Franchise Fascination

MoviesI’ve always believed there is a place for so-called “franchise films” in the world of motion pictures, but a couple of recent installments have seriously made me doubt that belief.

Franchise films are rarely the artistic equivalent of individual pictures; they’re a lot like series television with better production values. The crux of any good story is the transformation of the protagonist. You can’t keep doing that over and over again; the underlying assumption is that the character isn’t the same person at the end as at the beginning. Franchises pretty much throw that out the window. Oh, they’ll sometimes toss in a little (strictly temporary) pseudo-development from time to time, but for the most part, franchises are all about plot; character is secondary.

A lot of these franchises started out as an individual film, but over the course of numerous sequels, they’ve largely forgotten their protagonist’s original development, or figured out sneaky ways around it. The original Lethal Weapon was an interesting study of two characters dealing with psychological crises; the sequels just concentrated on the action and comical elements. Die Hard was (at least on one level) about a man’s coming to grips with his own insecurities; beyond that, we were left with cardboard cut-outs. Dirty Harry dealt with the conflict between two often conflicting objectives: Protecting the innocent and upholding the letter of the law; afterwards, we had one-liners. Indiana Jones went through a profound crisis of faith in the original Raiders of the Lost Ark, which was initially cheated by making a “prequel,” then conveniently forgotten for the series’ final (I hope) chapter.

That’s not to say that franchises can’t be enjoyable, even if only on a purely escapist level. The Back to the Future films had no creative originality beyond the first film, but they were an exciting romp. The Star Wars films, though plummeting in terms of overall quality, are still visually stunning. There’s something comfortable about knowing what you’re in for, like getting together with a bunch of your old college buddies: You may not have a whole lot in common anymore, but it’s still fun to catch up.

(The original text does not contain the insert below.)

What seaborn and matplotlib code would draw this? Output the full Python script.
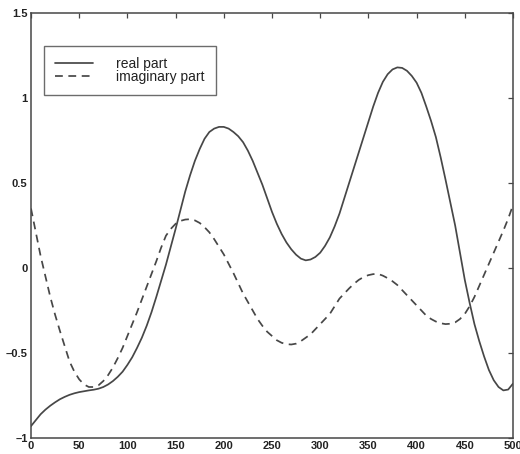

And that brings us to two of the longest-running franchises still running: Star Trek and the James Bond films. I’m a little late to the party, but I finally got to see Die Another Day at a second-run theater; I saw Star Trek: Nemesis during its opening week.

It is so easy to kill a franchise (witness Batman and Robin or Superman IV: The Quest for Peace). And in this case, if any series deserved to die on the basis of their most recent outings, it’s these two. I’ll refrain from giving detailed reviews of either film, first because neither is still in widespread distribution and second, because I’m finding it exceedingly difficult to find much nice to say about them (and I try to keep my comments balanced).

The unofficial word is that Star Trek is dead. It looks like Paramount is planning to put it out to pasture, perhaps even canceling the currently-running television series Enterprise (though they’ve not made that decision yet). The rationale is that people are tired of Star Trek, as clearly evidenced by Nemesis’s spectacular box-office failure. I’ve enjoyed Star Trek — both on television and theatrically — for years, so maybe I’m bringing in a bit of personal bias, but wake up! You made a really bad movie! Whether or not people are tired of Star Trek is beside the point. Nobody wants to pay eight bucks to watch a laboriously plotted, poorly directed snoozefest in which your least offense is trying to pass off a “clone” who looks nothing like Patrick Stewart.

Die Another Day just stretches incredulity to the point of the ridiculous; nothing new in the Bond milieu, perhaps, but they usually make up for that by being exciting. There was just no tension this time around, no sense of peril, or even amazement. Villains with no discernable motives. Plot holes you could drive a truck — or in this case a stupefyingly ludicrous invisible car — through. Storytelling strictly by the (double-O) numbers, but even so, you’d think they’d be smart enough not to directly lift the villain’s hardware from their own franchise (i.e., the laser satellite from Diamonds Are Forever). And I don’t care if you’re Bill Gates, you’re not building an ice palace for a onetime product demonstration.

Unlike the Trek outing, however, Die Another Day did just fine at the box office. They’re already talking of giving Halle Berry her own spin-off vehicle. The same misinterpretation of reality, only this time, instead of dumping the franchise, they’ll be looking to recreate all the stupidity that “worked” this time around.